----- The input -----

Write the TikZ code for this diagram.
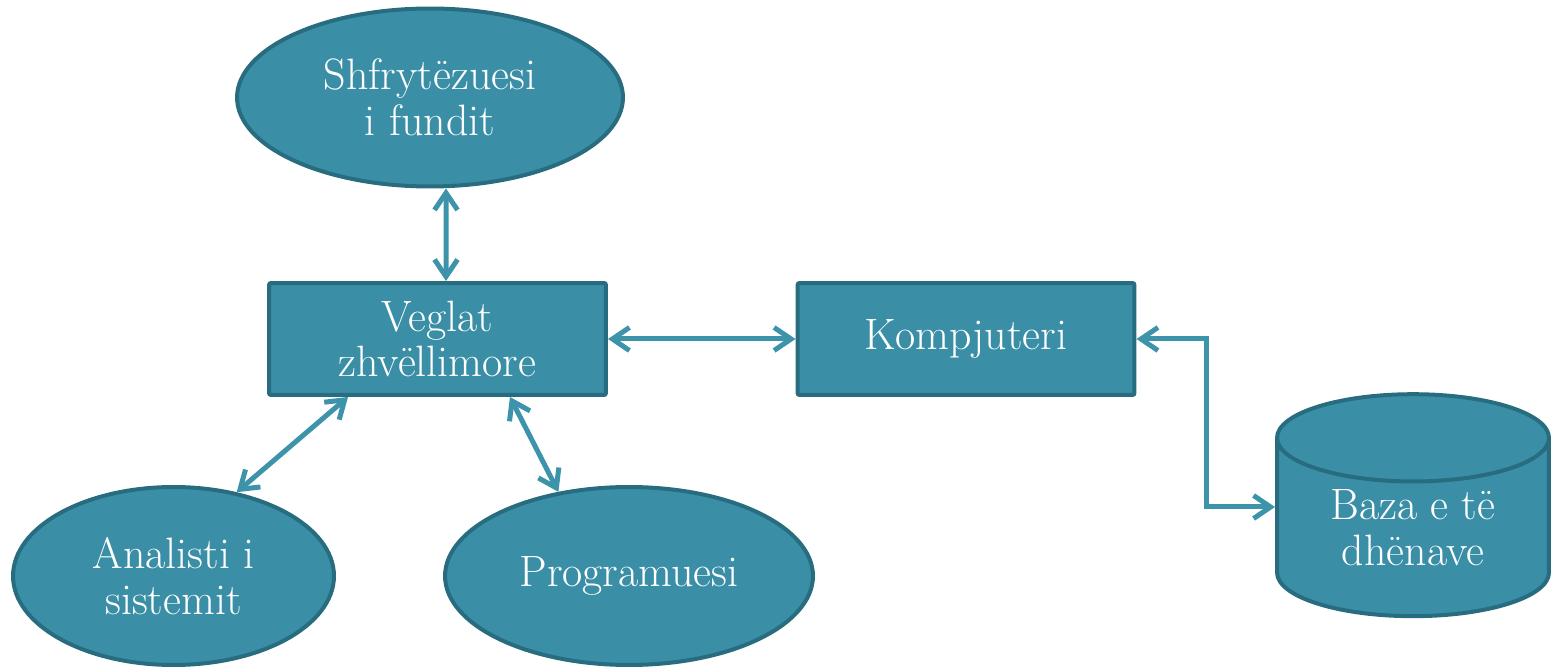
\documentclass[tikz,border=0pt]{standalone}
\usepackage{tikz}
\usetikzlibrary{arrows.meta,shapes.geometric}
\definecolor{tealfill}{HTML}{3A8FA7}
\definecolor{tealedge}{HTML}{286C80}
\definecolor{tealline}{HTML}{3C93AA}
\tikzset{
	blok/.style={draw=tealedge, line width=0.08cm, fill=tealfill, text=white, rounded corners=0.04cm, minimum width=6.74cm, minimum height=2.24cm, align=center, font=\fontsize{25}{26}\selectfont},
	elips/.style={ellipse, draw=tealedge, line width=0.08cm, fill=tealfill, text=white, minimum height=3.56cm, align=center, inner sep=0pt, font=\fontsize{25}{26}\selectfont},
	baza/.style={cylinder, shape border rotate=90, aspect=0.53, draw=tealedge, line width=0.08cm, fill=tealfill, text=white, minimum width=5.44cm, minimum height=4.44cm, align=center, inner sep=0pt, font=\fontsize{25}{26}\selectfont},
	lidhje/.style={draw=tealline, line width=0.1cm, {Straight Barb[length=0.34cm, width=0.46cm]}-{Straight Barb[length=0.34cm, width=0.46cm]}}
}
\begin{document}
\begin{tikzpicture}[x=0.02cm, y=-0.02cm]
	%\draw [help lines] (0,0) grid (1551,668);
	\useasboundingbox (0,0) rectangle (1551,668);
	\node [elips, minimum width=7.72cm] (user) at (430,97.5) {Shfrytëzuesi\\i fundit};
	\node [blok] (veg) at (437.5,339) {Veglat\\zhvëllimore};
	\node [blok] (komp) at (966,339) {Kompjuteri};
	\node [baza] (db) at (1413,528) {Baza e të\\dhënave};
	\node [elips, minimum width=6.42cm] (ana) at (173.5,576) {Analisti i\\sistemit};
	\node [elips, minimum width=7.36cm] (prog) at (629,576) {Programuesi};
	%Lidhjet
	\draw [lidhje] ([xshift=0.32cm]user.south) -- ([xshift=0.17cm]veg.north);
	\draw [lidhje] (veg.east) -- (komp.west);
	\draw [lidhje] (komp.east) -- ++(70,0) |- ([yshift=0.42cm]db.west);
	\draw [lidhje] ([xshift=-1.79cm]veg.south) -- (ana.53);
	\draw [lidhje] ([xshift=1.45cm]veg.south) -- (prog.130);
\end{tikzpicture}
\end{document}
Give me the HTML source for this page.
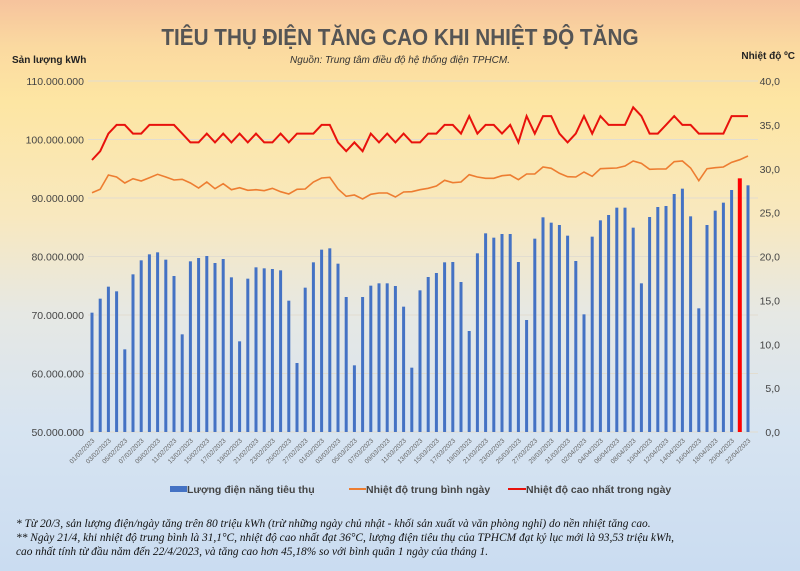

-----

Your instructions » Without the pictures, write out all of the material exactly.

Task output »
Write the TikZ code for this diagram.
\documentclass[tikz,border=0pt]{standalone}
\usepackage{tikz}
\usetikzlibrary{arrows.meta,shapes.geometric}
\definecolor{tealfill}{HTML}{3A8FA7}
\definecolor{tealedge}{HTML}{286C80}
\definecolor{tealline}{HTML}{3C93AA}
\tikzset{
	blok/.style={draw=tealedge, line width=0.08cm, fill=tealfill, text=white, rounded corners=0.04cm, minimum width=6.74cm, minimum height=2.24cm, align=center, font=\fontsize{25}{26}\selectfont},
	elips/.style={ellipse, draw=tealedge, line width=0.08cm, fill=tealfill, text=white, minimum height=3.56cm, align=center, inner sep=0pt, font=\fontsize{25}{26}\selectfont},
	baza/.style={cylinder, shape border rotate=90, aspect=0.53, draw=tealedge, line width=0.08cm, fill=tealfill, text=white, minimum width=5.44cm, minimum height=4.44cm, align=center, inner sep=0pt, font=\fontsize{25}{26}\selectfont},
	lidhje/.style={draw=tealline, line width=0.1cm, {Straight Barb[length=0.34cm, width=0.46cm]}-{Straight Barb[length=0.34cm, width=0.46cm]}}
}
\begin{document}
\begin{tikzpicture}[x=0.02cm, y=-0.02cm]
	%\draw [help lines] (0,0) grid (1551,668);
	\useasboundingbox (0,0) rectangle (1551,668);
	\node [elips, minimum width=7.72cm] (user) at (430,97.5) {Shfrytëzuesi\\i fundit};
	\node [blok] (veg) at (437.5,339) {Veglat\\zhvëllimore};
	\node [blok] (komp) at (966,339) {Kompjuteri};
	\node [baza] (db) at (1413,528) {Baza e të\\dhënave};
	\node [elips, minimum width=6.42cm] (ana) at (173.5,576) {Analisti i\\sistemit};
	\node [elips, minimum width=7.36cm] (prog) at (629,576) {Programuesi};
	%Lidhjet
	\draw [lidhje] ([xshift=0.32cm]user.south) -- ([xshift=0.17cm]veg.north);
	\draw [lidhje] (veg.east) -- (komp.west);
	\draw [lidhje] (komp.east) -- ++(70,0) |- ([yshift=0.42cm]db.west);
	\draw [lidhje] ([xshift=-1.79cm]veg.south) -- (ana.53);
	\draw [lidhje] ([xshift=1.45cm]veg.south) -- (prog.130);
\end{tikzpicture}
\end{document}
Give me the HTML source for this page.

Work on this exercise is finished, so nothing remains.